I used to man the table at a LOT of career fairs. A lot. And I’ve networked a lot in my life. A LOT. My opening statement for all these conversations is the same – “Tell me a little bit about yourself.”
When I’m at a career fair and someone has just walked up to me, asking them to do this gives me a second to scan their resume without them staring at me in awkward silence. And it tells me how they’ll be in a sales situation, which is the job I’ve hired for most often. When I’m networking, I’m genuinely curious about what people do and how they portray themselves, so it’s always an honest request. I legitimately want to know about them.
What astonishes me is the number of times this opening has been met with silence, stuttering, or a baffled look. People, whether they are job seekers or established professionals, have no idea how to explain who they are, what they do, or why I should care. And that’s a problem.
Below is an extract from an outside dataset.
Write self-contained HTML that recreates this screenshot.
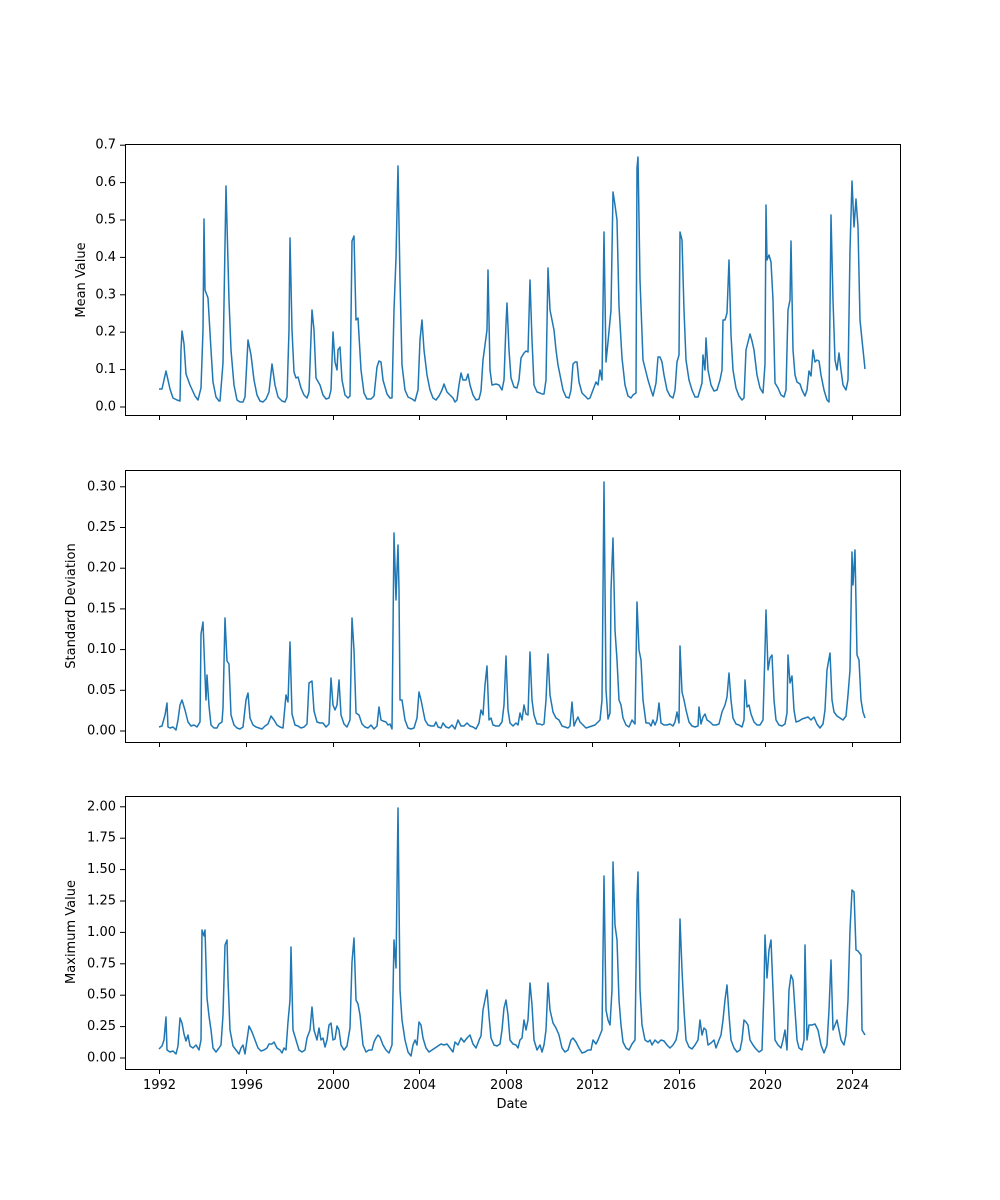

These quick interactions are often the door to bigger opportunities. When I meet someone with a compelling story or a very clear vision of their role in a company or their life, I want to learn more. When someone can tell me, very succinctly, what makes them different from the other 300 people I’ll see that day, it is a clear advantage, either in the job search or the quest to make good business connections.
And if you stumble badly, I won’t forget it. Someone who can’t tell me anything about themselves is clearly not a great salesperson, and if they don’t know enough about their business to give me a concise, 30-second commercial, it is going to be a lot harder to get me to agree to buy from them. I see a lot of salespeople, and one who isn’t great at what they do is at a distinct disadvantage.
How do you make sure that you aren’t flaming out spectacularly in these situations? Practice. Thought. And lots of preparation. It is easy to fall victim to the thinking that talking about yourself is easy – I mean, who or what else do you know as well as you know yourself? But, as with everything in life, lack of preparation sets you up for failure.
Before heading into any networking situation, I like to think through what exactly I’m hoping to accomplish. Am I looking for talent to hire? Potential customers? A new friend? Deepened connections with people I already know? Once I’ve decided what I’m looking to do, I think carefully about how I’m going to present myself. I come up with my talking points, and a compelling reason for someone to keep talking to me after the first 30 seconds.
For my sales students, I even run them through an exercise to create the perfect 30-second personal pitch that they can use in these situations. We spend at least 90 minutes in class on this exercise, refining and revising the message through several role-plays. It takes time, focus and dedication to craft a message that works.
So, I challenge you to take some time and think about who you are and what you hope to do before your next networking opportunity. Apply that thought and preparation to the event, and see how you fare. And on the way home, don’t blast the radio. Think about what went well and what you’d do differently. Then continue to refine your approach.
I guarantee you that putting thought into the interactions you have with others will have better results for you.